Manage SIP webhook forwarding via REST:
  • getSipHooks() returns { hooks: SipHook[] }.
  • setSipHooks(hooks: SipHook[]) replaces hooks with matching host (case-insensitive) and adds new hosts, then returns the merged list.
SipHook shape:
fieldtypedescription
hoststringSIP domain pattern to match.
urlstringHTTPS destination for webhook events.
const current = await client.getSipHooks();
console.log(current.hooks);

const updated = await client.setSipHooks([
  { host: "example.com", url: "https://webhook.example.com/events" },
  { host: "another.com", url: "https://webhook.another.com/events" },
]);

console.log("Total hooks configured:", updated.hooks.length);

WebSocket client

Constructing the client

new SaynaClient(url, sttConfig?, ttsConfig?, livekitConfig?, withoutAudio?, apiKey?, streamId?)
argumentpurpose
urlSayna server URL (http(s) or ws(s)).
sttConfig (STTConfig)Default speech-to-text provider config sent on connect.
ttsConfig (TTSConfig)Default text-to-speech provider config.
livekitConfig (LiveKitConfig?)Optional LiveKit room configuration.
withoutAudio (boolean)Disable audio streaming when you only need data-channel control (default false).
apiKey (string?)Optional API key for HTTP + WebSocket auth (falls back to SAYNA_API_KEY).
streamId (string?)Optional session identifier for recording paths; server generates one when omitted.

Lifecycle and state

  • await client.connect() to establish the socket and send the initial config.
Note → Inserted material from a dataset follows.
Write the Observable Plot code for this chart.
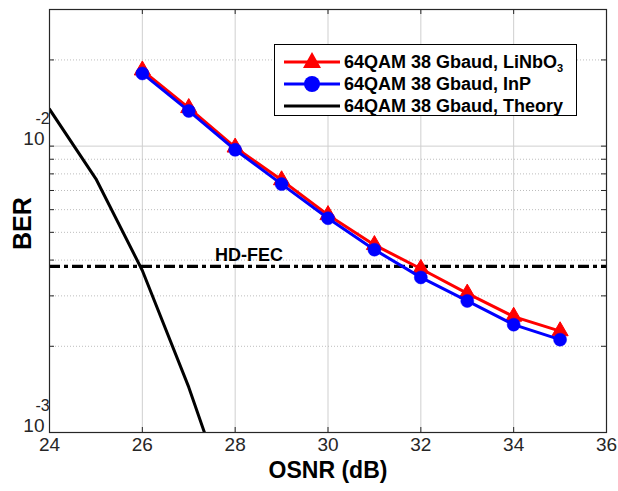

Resolves after the server sends a ready message.
  • client.ready and client.connected expose readiness and connection state.
  • await client.disconnect() to close the socket and clean up.
  • LiveKit metadata becomes available when enabled: client.livekitRoomName, client.livekitUrl, client.saynaParticipantIdentity, client.saynaParticipantName.
  • Session identifier: client.streamId mirrors the stream_id returned in the ready message (or the value you provided).

Sending data

  • await client.speak(text, flush?, allowInterruption?) to enqueue speech (defaults flush and interruption to true).
  • await client.onAudioInput(audioData) to stream raw audio for STT.
  • await client.sendMessage(message, role, topic?, debug?) to send data-channel messages.
  • await client.clear() to clear the TTS queue.
  • await client.ttsFlush(allowInterruption?) to flush the queue with an empty speak.

Receiving events

Register callbacks to integrate with your agent logic:
  • registerOnSttResult(cb) for transcription results.
  • registerOnTtsAudio(cb) for streaming TTS audio buffers.
  • registerOnError(cb) for error messages.
  • registerOnMessage(cb) for participant messages.
  • registerOnParticipantDisconnected(cb) when a participant leaves.
  • registerOnTtsPlaybackComplete(cb) when queued speech finishes.

SIP webhook receiver

Use WebhookReceiver to validate SIP webhooks cryptographically (HMAC-SHA256, constant-time comparison, 5-minute replay window, and strict payload validation).
import { WebhookReceiver } from "@sayna-ai/node-sdk";

const receiver = new WebhookReceiver("your-secret-key-min-16-chars"); // or rely on SAYNA_WEBHOOK_SECRET

app.post(
  "/webhook",
  express.json({
    verify: (req, _res, buf) => ((req as any).rawBody = buf.toString("utf8")),
  }),
  (req, res) => {
    try {
      const webhook = receiver.receive(req.headers, (req as any).rawBody);
      res.status(200).json({ received: true });
    } catch (err: any) {
      res.status(401).json({ error: err.message });
    }
  }
);
  • Constructor: new WebhookReceiver(secret?) uses the provided secret or SAYNA_WEBHOOK_SECRET.
  • receiver.receive(headers, body) verifies the signature and returns a typed WebhookSIPOutput containing participant, room, phone numbers, room prefix, and SIP host. It throws SaynaValidationError if validation fails.